It was charitable for your columnist Sam Setter to give our industry a full page in your February edition. However, I would like to take issue with him on the subject of who should or should not be allowed to exhibit in a particular event.

Firstly one has to appreciate that there are essentially two types of trade fair operators – trade associations and commercial companies who are often subsidiaries of multi-media companies.

I think it is fair to say that the former became involved in the business to provide a promotion vehicle for their companies and then found it to be a rather lucrative way to earn money for the benefit of the association.

Obviously the commercial organiser is doing it for profit – but stating the obvious, if we, and CMP Asia which is a division of a multi-media group, do not provide what our clients want, our fairs fail and they cease to exist. This is what happened with PAL.

Many Italian fairs, and American ones for that matter, are organised by trade associations and understandably their first concern must be for their members.
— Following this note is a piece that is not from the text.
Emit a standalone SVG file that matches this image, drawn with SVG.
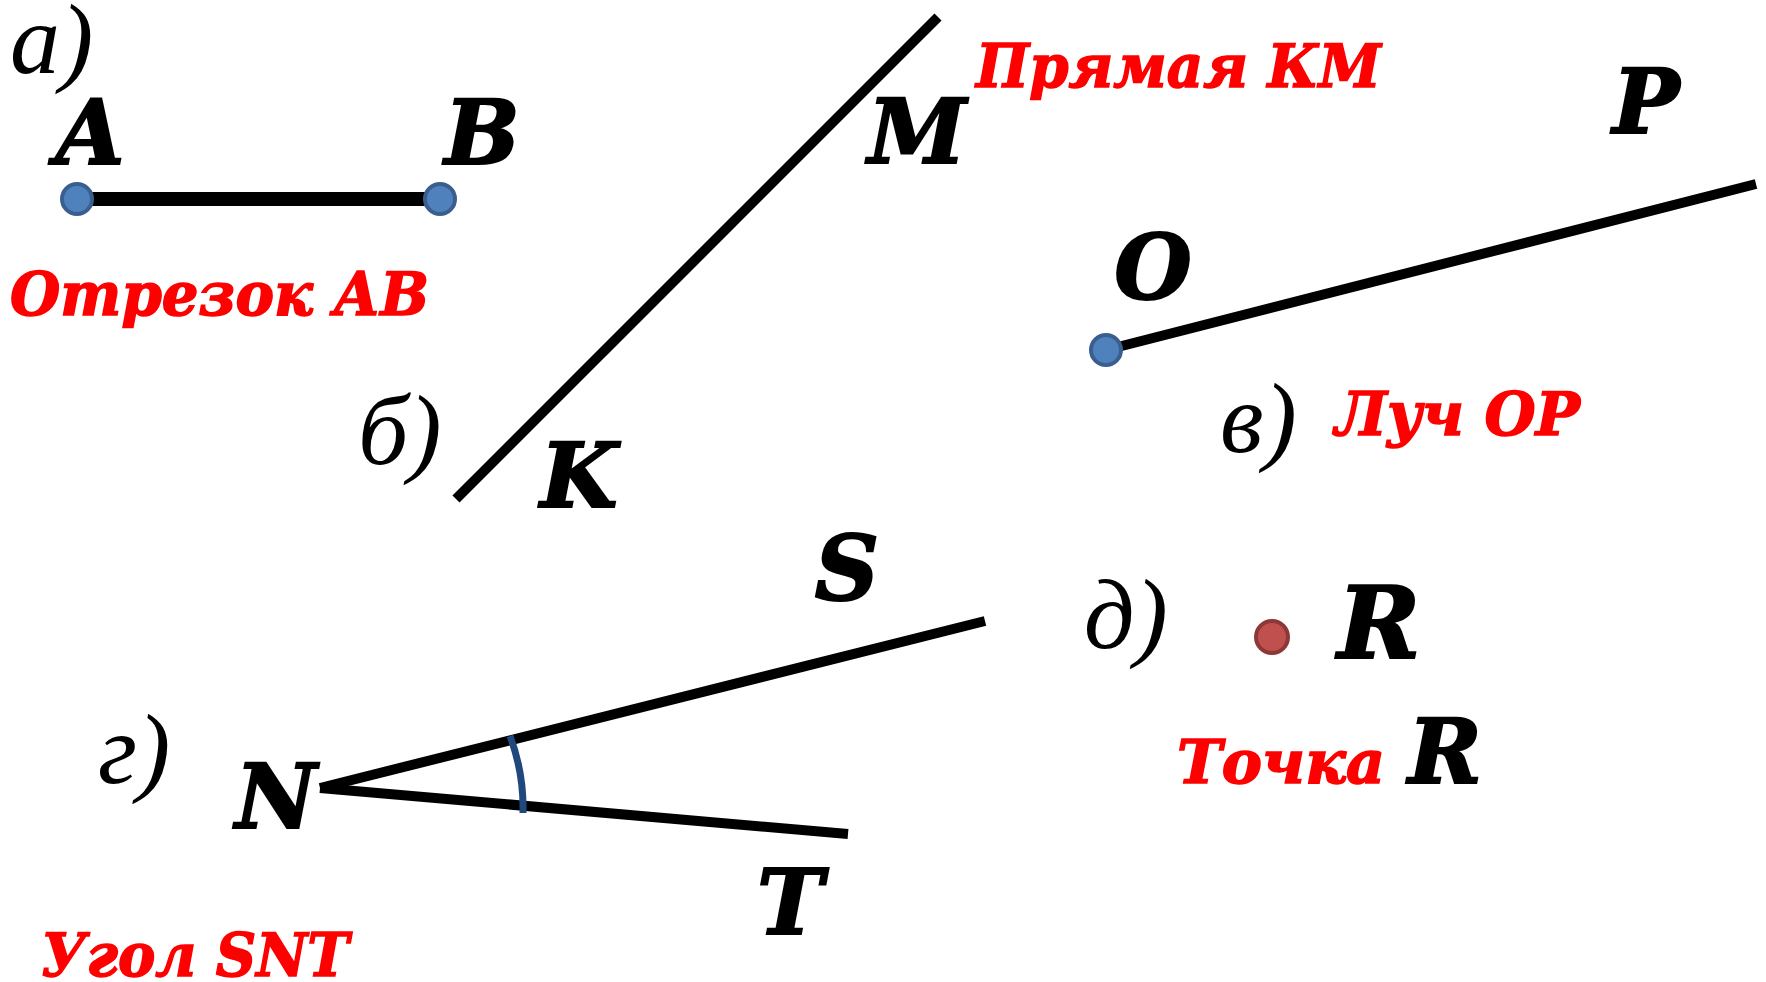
<svg xmlns="http://www.w3.org/2000/svg" width="1766" height="982" viewBox="0 0 1766 982">
<style>
.lbl{font-family:"DejaVu Serif","Liberation Serif",serif;font-weight:bold;font-style:italic;font-size:89px;fill:#000;stroke:#000;stroke-width:2;text-anchor:middle}
.red{font-family:"DejaVu Serif","Liberation Serif",serif;font-weight:bold;font-style:italic;font-size:59px;fill:#ff0000;stroke:#ff0000;stroke-width:1.5}
.it{font-family:"Liberation Serif","DejaVu Serif",serif;font-style:italic;font-size:100px;fill:#000}
.ln{stroke:#000;stroke-linecap:butt;fill:none}
.bdot{fill:#4f81bd;stroke:#3a5f8f;stroke-width:4}
.rdot{fill:#c0504d;stroke:#8c3836;stroke-width:4}
</style>
<rect width="1766" height="982" fill="#fff"/>
<g id="connectors">
<line class="ln" x1="77" y1="199" x2="440" y2="199" stroke-width="14"/>
<line class="ln" x1="456" y1="499" x2="938" y2="17" stroke-width="10"/>
<line class="ln" x1="1106" y1="350" x2="1756" y2="184" stroke-width="10"/>
<line class="ln" x1="320" y1="788" x2="985" y2="621" stroke-width="10"/>
<line class="ln" x1="320" y1="788" x2="848" y2="834" stroke-width="10"/>
<path d="M510 736 A205 205 0 0 1 523 813" fill="none" stroke="#1f497d" stroke-width="7"/>
</g>
<g id="fig-a">
<text class="it" x="10" y="73">а)</text>
<circle class="bdot" cx="77" cy="199" r="15"/>
<circle class="bdot" cx="440" cy="199" r="15"/>
<text class="lbl" x="90" y="164">A</text>
<text class="lbl" x="482" y="164">B</text>
<text class="red" x="10" y="315" textLength="419" lengthAdjust="spacingAndGlyphs">Отрезок АВ</text>
</g>
<g id="fig-b">
<text class="it" x="358" y="464">б)</text>
<text class="lbl" x="917" y="163">M</text>
<text class="lbl" x="579" y="507">K</text>
<text class="red" x="976" y="87" textLength="405" lengthAdjust="spacingAndGlyphs">Прямая КМ</text>
</g>
<g id="fig-v">
<circle class="bdot" cx="1106" cy="350" r="15"/>
<text class="lbl" x="1153" y="299">O</text>
<text class="lbl" x="1646" y="133">P</text>
<text class="it" x="1220" y="452">в)</text>
<text class="red" x="1335" y="435" textLength="245" lengthAdjust="spacingAndGlyphs">Луч ОР</text>
</g>
<g id="fig-g">
<text class="it" x="98" y="783">г)</text>
<text class="lbl" x="847" y="600">S</text>
<text class="lbl" x="276" y="828">N</text>
<text class="lbl" x="790" y="934">T</text>
<text class="red" x="41" y="976" textLength="308" lengthAdjust="spacingAndGlyphs">Угол SNT</text>
</g>
<g id="fig-d">
<text class="it" x="1084" y="648">д)</text>
<circle class="rdot" cx="1272" cy="637" r="16"/>
<text class="lbl" x="1379" y="658" style="font-size:100px">R</text>
<text class="red" x="1177" y="783" textLength="208" lengthAdjust="spacingAndGlyphs">Точка</text>
<text class="lbl" x="1445" y="783">R</text>
</g>
</svg>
Lineapelle is partially owned by the Italian Tanners Association and that surely gives them the right to decide who they want in their fair.

As a private organiser we would not turn business away but again we reserve the right to refuse admission should we consider a company’s presence to be inappropriate in a particular fair.
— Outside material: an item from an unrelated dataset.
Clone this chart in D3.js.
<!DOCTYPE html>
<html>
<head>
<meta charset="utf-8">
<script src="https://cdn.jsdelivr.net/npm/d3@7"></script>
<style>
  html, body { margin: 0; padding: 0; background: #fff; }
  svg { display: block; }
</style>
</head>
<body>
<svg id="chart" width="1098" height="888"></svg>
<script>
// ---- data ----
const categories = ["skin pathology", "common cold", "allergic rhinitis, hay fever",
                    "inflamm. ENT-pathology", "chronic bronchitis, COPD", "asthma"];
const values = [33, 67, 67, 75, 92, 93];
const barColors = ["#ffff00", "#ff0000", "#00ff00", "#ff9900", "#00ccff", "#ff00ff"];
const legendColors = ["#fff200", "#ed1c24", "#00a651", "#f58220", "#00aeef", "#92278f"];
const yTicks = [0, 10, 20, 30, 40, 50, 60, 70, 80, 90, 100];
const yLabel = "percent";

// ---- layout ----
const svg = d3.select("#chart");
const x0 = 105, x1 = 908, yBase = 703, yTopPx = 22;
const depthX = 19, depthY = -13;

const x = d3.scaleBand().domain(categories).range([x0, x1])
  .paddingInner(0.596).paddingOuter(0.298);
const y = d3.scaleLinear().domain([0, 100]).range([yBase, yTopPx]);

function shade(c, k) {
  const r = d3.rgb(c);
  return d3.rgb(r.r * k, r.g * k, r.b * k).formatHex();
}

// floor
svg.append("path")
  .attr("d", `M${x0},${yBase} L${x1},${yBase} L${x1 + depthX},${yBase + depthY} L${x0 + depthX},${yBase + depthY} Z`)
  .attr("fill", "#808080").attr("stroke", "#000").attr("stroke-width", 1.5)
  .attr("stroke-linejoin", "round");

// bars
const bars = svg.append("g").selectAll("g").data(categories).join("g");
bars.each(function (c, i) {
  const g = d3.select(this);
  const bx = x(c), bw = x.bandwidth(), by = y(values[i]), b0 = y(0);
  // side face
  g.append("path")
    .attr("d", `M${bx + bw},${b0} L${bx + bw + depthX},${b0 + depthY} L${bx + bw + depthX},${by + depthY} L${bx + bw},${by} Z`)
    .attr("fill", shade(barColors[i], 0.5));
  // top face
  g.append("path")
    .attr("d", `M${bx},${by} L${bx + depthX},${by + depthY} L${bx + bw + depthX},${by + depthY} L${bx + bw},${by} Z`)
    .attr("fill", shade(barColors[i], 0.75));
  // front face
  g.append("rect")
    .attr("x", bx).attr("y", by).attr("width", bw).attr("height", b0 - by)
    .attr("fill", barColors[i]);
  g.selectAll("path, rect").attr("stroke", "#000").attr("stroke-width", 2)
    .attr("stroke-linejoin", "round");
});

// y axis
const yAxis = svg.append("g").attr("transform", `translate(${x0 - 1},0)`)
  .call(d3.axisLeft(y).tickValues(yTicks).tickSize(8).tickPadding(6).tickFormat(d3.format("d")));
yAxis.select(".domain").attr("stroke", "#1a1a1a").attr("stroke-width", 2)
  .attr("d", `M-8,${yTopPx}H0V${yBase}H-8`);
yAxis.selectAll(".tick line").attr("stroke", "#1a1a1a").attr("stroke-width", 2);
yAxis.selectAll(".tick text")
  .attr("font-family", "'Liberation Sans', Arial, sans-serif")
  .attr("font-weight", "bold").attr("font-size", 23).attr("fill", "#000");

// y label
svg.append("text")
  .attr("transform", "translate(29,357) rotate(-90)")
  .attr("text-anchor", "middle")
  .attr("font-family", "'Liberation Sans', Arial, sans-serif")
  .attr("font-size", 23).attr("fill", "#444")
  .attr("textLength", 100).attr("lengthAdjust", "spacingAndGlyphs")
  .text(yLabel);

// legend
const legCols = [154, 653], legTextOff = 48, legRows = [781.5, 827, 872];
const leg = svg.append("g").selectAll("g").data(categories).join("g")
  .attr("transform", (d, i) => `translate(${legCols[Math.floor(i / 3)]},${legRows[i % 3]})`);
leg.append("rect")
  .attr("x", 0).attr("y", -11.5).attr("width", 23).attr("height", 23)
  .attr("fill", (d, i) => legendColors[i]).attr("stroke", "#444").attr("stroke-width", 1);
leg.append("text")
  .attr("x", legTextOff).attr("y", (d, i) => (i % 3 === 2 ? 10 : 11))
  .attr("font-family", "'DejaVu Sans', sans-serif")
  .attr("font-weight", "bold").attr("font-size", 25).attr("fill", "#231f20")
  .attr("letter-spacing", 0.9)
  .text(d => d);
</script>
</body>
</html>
Another example is the newly resurrected Paris fair which restricts to only the higher-grade finished leather producers. This fair is owned ultimately by the French National Council of Leather and presumable they consider it correct to maintain a certain standard of product in what is now a niche event.

So far as the demise of PAL is concerned your writer put an unusual twist on the story which I would like to correct. He states that non-American exhibitors were invited exclusively for the organisers gain.
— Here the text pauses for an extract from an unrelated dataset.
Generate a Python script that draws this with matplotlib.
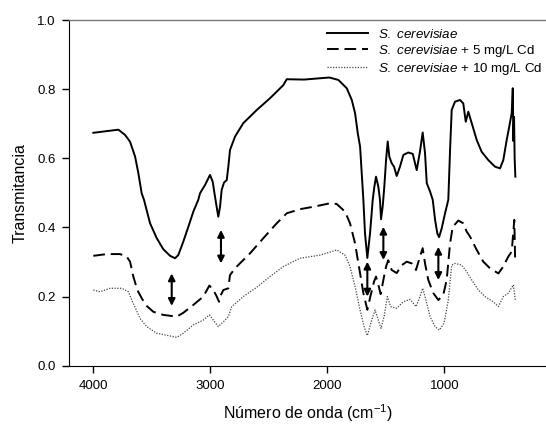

The contrary is the fact: PAL stands for Panamerican Leather and our aim was to bring together all involved in, or interested in selling to or buying from the industry from the furthest South American country up to Canada.

Unfortunately this concept only worked for a limited time and market forces determined that the suppliers and buyers from South America preferred to stay in the South even though Miami is the meeting point of choice in the USA for South Americans. The second factor which finally put an end to PAL was, sadly, the diminishing American tanning industry.

PAL was great while it lasted but when it no longer offered its customers what they wanted it disappeared. Fairs are no different from any other business in that respect.

Thank you Mr Setter for drawing attention to our industry which many believe, when the fairs are good, offers the best return on any promotional investment (with all respect to the journal that hopefully will print this letter). As for being refused entry to Lineapelle – how can that possibly happen – the organisers do not know who you are!!

Derek Dickins

CMP Asia

Dear Derek

Thanks for your letter which I have read with great interest. I fully understand that you don’t agree with me but I appreciate your constructive contribution to a subject that is an issue for a certain number of people in the leather industry.

Of course, I see the abstract term ‘fair’ differently from you as we sit on different sides of the table. I can relate to your separation of specific fairs such as Le Cuir à Paris or any similar event since you would not invite plumbers to a dentists’ convention.

However, I continue to have difficulty in accepting blank refusals to participate from operators in the industry because would-be exhibitors participate in other such, competing, events. Despite understanding your point of view I’d still like to think that a fair by definition is an open invitation to everybody.